Last week had a decent stretch of dry weather that allowed us to squeeze in a few plantings before the arrival of March 1st — but just barely.   Even as recently as last Monday, it appeared unlikely that the fields would dry out enough for us to much.  Then Mother Nature gave us the gift of two windy nights.

Since January, it’s been so moist and muddy that even after a warm, sunny day, we would wake to a coating of heavy dew that was difficult to distinguish from the aftermath of a light rain (other times it was the aftermath of a light nocturnal rain).  Any drying of the soil from the previous day was at least partially undone, and we would have to wait until  11 a.m. or later to attempt to do any tractor work. The nighttime winds eliminate that problem, and allow the soil to progressively dry out from day to day.

By Monday morning we were preparing fields for our first tomato plants, which will be ready to plant mid-month.  By Tuesday afternoon, we were planting some potatoes.  Wednesday morning we started planting onions.  By Wednesday afternoon, I was able to plant some spinach, lettuce, arugula, kale and peas. Thursday morning we were able to get a few more tasks done before the rain returned around 10 a.m.

January and February are not particularly critical months for planting here, although the crops we plant have an important role in your CSA boxes later in the spring.  But March is a critical month, and we need lots of fields prepped and ready to plant.  Thankfully, we were able to get  quite a bit of that work done during this very short window in the weather — the first time since early December we were able to do so.

We are also getting a lot of help from the sheep.  When they started grazing our cover cropped fields in mid-February, it was about 100 mostly pregnant ewes but lambing season is here and the herd size has now swelled to almost 300.   Sheep are, of course, covered in wool and don’t mind the rain (although they don’t love strong wind).  They get moved every 3 or 4 days to a new section of  field after they have grazed down the weeds — which they eat first — and cover crop.  During the windiest storms, we move them into the pistachio orchard where there is a little more shelter.

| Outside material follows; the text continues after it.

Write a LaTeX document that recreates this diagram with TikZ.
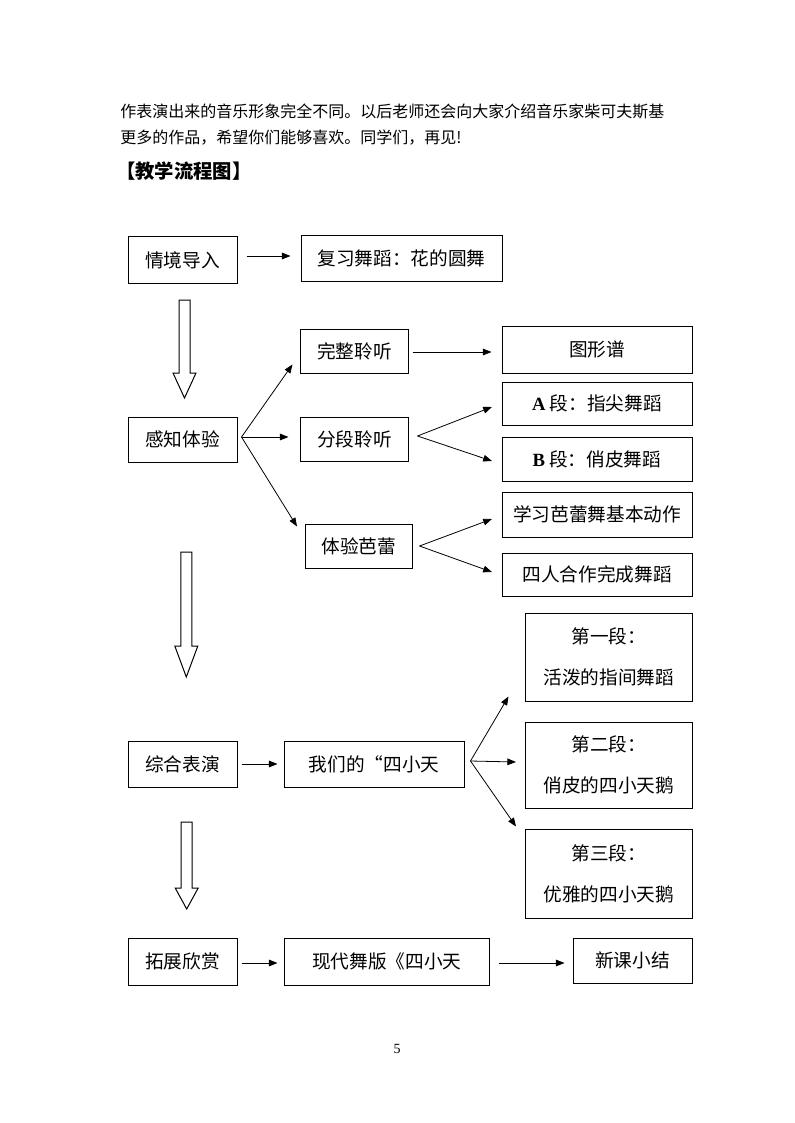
\documentclass[tikz,border=0pt]{standalone}
\usepackage{fontspec}
\setmainfont{Liberation Serif}
\newfontfamily\cjk{Noto Sans CJK SC}
\usetikzlibrary{calc,arrows.meta}

\tikzset{
  box/.style={draw, line width=0.75pt, inner sep=0pt, align=center,
    font=\cjk\fontsize{14}{30.75}\selectfont},
  wh/.style 2 args={minimum width=#1*0.75pt, minimum height=#2*0.75pt},
  flow/.style={-{Triangle[length=6.5pt,width=5pt]}, line width=0.6pt},
  hollow/.style={draw, line width=0.75pt, fill=white},
}

\begin{document}
\begin{tikzpicture}[x=0.75pt, y=-0.75pt]
        \useasboundingbox (0,0) rectangle (794,1123);

        %
        \node[anchor=west, inner sep=0pt, font=\cjk\fontsize{12}{16}\selectfont] (lineA) at (120,111.5)
          {作表演出来的音乐形象完全不同。以后老师还会向大家介绍音乐家柴可夫斯基};
        \node[anchor=west, inner sep=0pt, font=\cjk\fontsize{12}{16}\selectfont] (lineB) at (120,137.5)
          {更多的作品，希望你们能够喜欢。同学们，再见!};
        \node[anchor=west, inner sep=0pt, font=\cjk\bfseries\fontsize{14.5}{18}\selectfont] (title) at (116,171)
          {【教学流程图】};

        %
        \node[box, wh={109}{46}] (intro) at (182.5,260) {情境导入};
        \node[box, wh={201}{45}] (review) at (401.5,258.5) {复习舞蹈：花的圆舞};

        \node[box, wh={108}{44}] (listenAll) at (354.5,351) {完整聆听};
        \node[box, wh={190}{47}] (graph) at (597,349.5) {图形谱};
        \node[box, wh={190}{43}] (partA) at (597,403.5) {{\rmfamily\bfseries A} 段：指尖舞蹈};
        \node[box, wh={109}{45}] (perceive) at (182.5,439.5) {感知体验};
        \node[box, wh={108}{44}] (listenPart) at (354.5,439) {分段聆听};
        \node[box, wh={190}{44}] (partB) at (597,459) {{\rmfamily\bfseries B} 段：俏皮舞蹈};
        \node[box, wh={190}{45}] (balletA) at (597,514.5) {学习芭蕾舞基本动作};
        \node[box, wh={106.5}{44}] (ballet) at (358.75,546) {体验芭蕾};
        \node[box, wh={190}{43}] (balletB) at (597,574.5) {四人合作完成舞蹈};

        \node[box, wh={166.5}{88}] (secA) at (608.75,657) {第一段：\\活泼的指间舞蹈};
        \node[box, wh={109}{46}] (show) at (182.5,764) {综合表演};
        \node[box, wh={179.5}{46}] (swans) at (374.25,764) {我们的“四小天};
        \node[box, wh={166.5}{86}] (secB) at (608.75,765) {第二段：\\俏皮的四小天鹅};
        \node[box, wh={166.5}{89}] (secC) at (608.75,873.5) {第三段：\\优雅的四小天鹅};

        \node[box, wh={109}{47}] (extend) at (182.5,961.5) {拓展欣赏};
        \node[box, wh={204.5}{47}] (modern) at (386.75,961.5) {现代舞版《四小天};
        \node[box, wh={119}{45}] (summary) at (632.5,960.5) {新课小结};

        %
        \foreach \ax/\ya/\yb/\yc in {184.5/300/373/398, 186.3/552/646/677, 186.7/822/888/909}
          \draw[hollow] (\ax-5.5,\ya) -- (\ax+5.5,\ya) -- (\ax+5.5,\yb) -- (\ax+11.5,\yb)
            -- (\ax,\yc) -- (\ax-11.5,\yb) -- (\ax-5.5,\yb) -- cycle;

        %
        \draw[flow] ($(intro.east)+(9,-4)$) -- ($(review.west)+(-10,-2.5)$);
        \draw[flow] ($(listenAll.east)+(3.5,1)$) -- ($(graph.west)+(-10,2.5)$);

        \coordinate (pO) at ($(perceive.east)+(4,-2.5)$);
        \draw[flow] (pO) -- ($(listenAll.south west)+(-7.5,-9)$);
        \draw[flow] (pO) -- ($(listenPart.west)+(-11.5,-2)$);
        \draw[flow] (pO) -- ($(ballet.north west)+(-8,3)$);

        \coordinate (lO) at ($(listenPart.east)+(8.5,-3)$);
        \draw[flow] (lO) -- ($(partA.west)+(-9.6,3.5)$);
        \draw[flow] (lO) -- ($(partB.west)+(-9.6,2)$);

        \coordinate (bO) at ($(ballet.east)+(7,0)$);
        \draw[flow] (bO) -- ($(balletA.west)+(-9.6,4.5)$);
        \draw[flow] (bO) -- ($(balletB.west)+(-9.6,-2.5)$);

        \draw[flow] ($(show.east)+(4,0)$) -- ($(swans.west)+(-6.5,0)$);
        \coordinate (sO) at ($(swans.east)+(6,-3)$);
        \draw[flow] (sO) -- ($(secA.south west)+(-16.5,-5)$);
        \draw[flow] (sO) -- ($(secB.west)+(-9,-3)$);
        \draw[flow] (sO) -- ($(secC.north west)+(-9,-2)$);

        \draw[flow] ($(extend.east)+(4,1.5)$) -- ($(modern.west)+(-6.5,1.5)$);
        \draw[flow] ($(modern.east)+(9,1.5)$) -- ($(summary.west)+(-8,2.5)$);

        %
        \node[inner sep=0pt, font=\fontsize{10.5}{12}\selectfont] (page) at (397,1048.5) {5};
\end{tikzpicture}
\end{document}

Planted in November, the cover crops don’t grow much during the winter but once the days start to lengthen, they really take off.  During March, they will grow several feet taller before they begin to flower.  It’s important to either graze or mow the fields before they make seed, so it’s a good thing that the lambs grow with them, eating more pasture and drinking less of their mother’s milk each day.

While livestock production is a worldwide source of carbon dioxide pollution, the opposite is true here.  The 100% pasture-raised sheep in Terra Firma’s farming system are replacing several tasks that would otherwise be done by diesel-fueled tractors.  They also reduce the amount of fertilizer we need to apply to the fields, and actually convert the cover crops they are eating to more readily-available nutrients for our crops.  Moreover, by bringing sheep onto our farm, we are doubling the number of food crops that each acre produces.  If every acre of irrigated farmland in California were used for both grazing and crop production, it would dramatically cut the carbon footprint of agriculture in our state.

(Terra Firma does not manage the sheep ourselves, and we are not involved in livestock marketing or sales.  However, I would strongly encourage anyone who does eat meat to purchase lamb products from local producers.)

With all these other benefits the sheep convey,  it takes a wet year like this one to remind me of a more mundane one:  Sheep are waterproof, and “work” rain or shine.  And since they are lightweight compared to tractors, they don’t compact the soil much while they are grazing.  So even when it’s too wet to do anything else on the farm, they are still out there munching away.  And when the rain stops, the fields that they have grazed dry out much more quickly than fields that they haven’t.

Since mid-February,  the sheep have grazed about 10 acres.  They’ve got about 30 more acres to do before the cover crops starts to go to seed in mid-April, but they’ll have to speed up a bit as the plants are getting taller each day.  At some point, we hope it will dry out enough that we can get out there again with the tractors and help them  out.